Periodic Reporting for period 2 - SEQUAM (Symmetries and Entanglement in Quantum Matter)
Période du rapport: 2022-04-01 au 2023-09-30
This understanding has been challenged by the discovery of novel exotic phases - "quantum matter" - which organize in ways which cannot be understood in terms of symmetry breaking. Rather, the system displays non-trivial ordering in its complex global quantum correlations - quantum entanglement. These systems hold great potential for novel applications, such as measurement devices with unprecented precision, or as building blocks for powerful quantum computers. Given their technological importance, a full understanding of the different quantum materials and the physics they can exhibit, in analogy to the theory of symmetry breaking, is all the more pressing, as it would allow us to explore the entire range of future quantum materials, and use their full potential.

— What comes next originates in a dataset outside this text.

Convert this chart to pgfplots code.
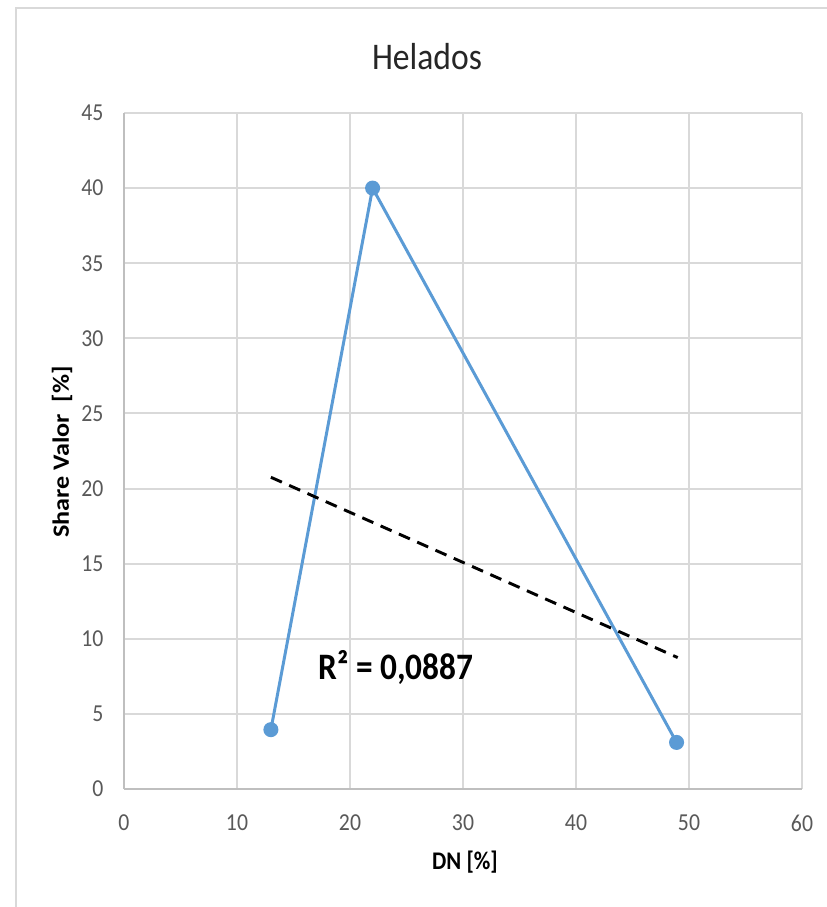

The goal of the project SEQUAM - "Symmetries and entanglement in quantum matter" - is to establish a systematic and comprehensive framework which allows to reconcile the notion of local symmetries and ordering relative to them with the global entanglement ordering displayed by quantum materials. A central tool is the formalism of tensor networks, which form a highly versatile language for the description of complex quantum systems, highlighting the role played by entanglement, but are also very successfully applied in other fields such as data science or artificial intelligence. Tensor networks provide us with direct access to the entanglement degrees of freedom in a local fashion, and are thus ideally suited to reconcile local symmetries and global entanglement. The resulting framework will provide us with the necessary tools to understand the different types of exotic order which quantum materials can exhibit, as well as with tools to probe this behavior in simulations and experiments, and enable us to identify novel useful applications of such exotic quantum materials. We will apply this framework to a wide range of systems which appear in condensed matter and high energy physics, or are realizable in quantum simulators, e.g. with cold gases.
The results of the project SEQUAM will give a unified understanding of unconventional phases, based on physical symmetries and the resulting entanglement order. It will yield their physical manifestations, numerical probes for their detection, and simple ways to realize and probe these models in experimental scenarios, and thus significantly advance our ability to understand, study, and realize complex quantum phases.
1. We have established a powerful framework which allows us to characterize the most general way in which symmetries in quantum materials can act on the entanglement, linking it to intricate mathematical structures, and broadly explored the ramifications of these different symmetry actions in the types of exotic quantum order which these systems can display. This forms a key step to a full classification of exotic quantum phases.
2. We have demonstrated that it is not always necessary to enforce exact symmetries, but that these symmetries can emerge in complex quantum materials; and we have established a set of tools to study and characterize such emergent symmetries. This significantly advances our understanding of symmetries in quantum materials, and our ability to characterize them.
3. We have established a range of tools to identify and characterize exotic entangled quantum phases and transitions between them in numerical simulations and beyond. These tools make use of the direct access to the entanglement degrees of freedom provided by tensor networks, and thus allow to go significantly beyond other probes.
4. We have developed a set of approaches to prepare exotic quantum states in realistic setups, and to investigate the exotic quantum order which they exhibit through practical probes, further advancing our ability to experimentally realize novel quantum materials.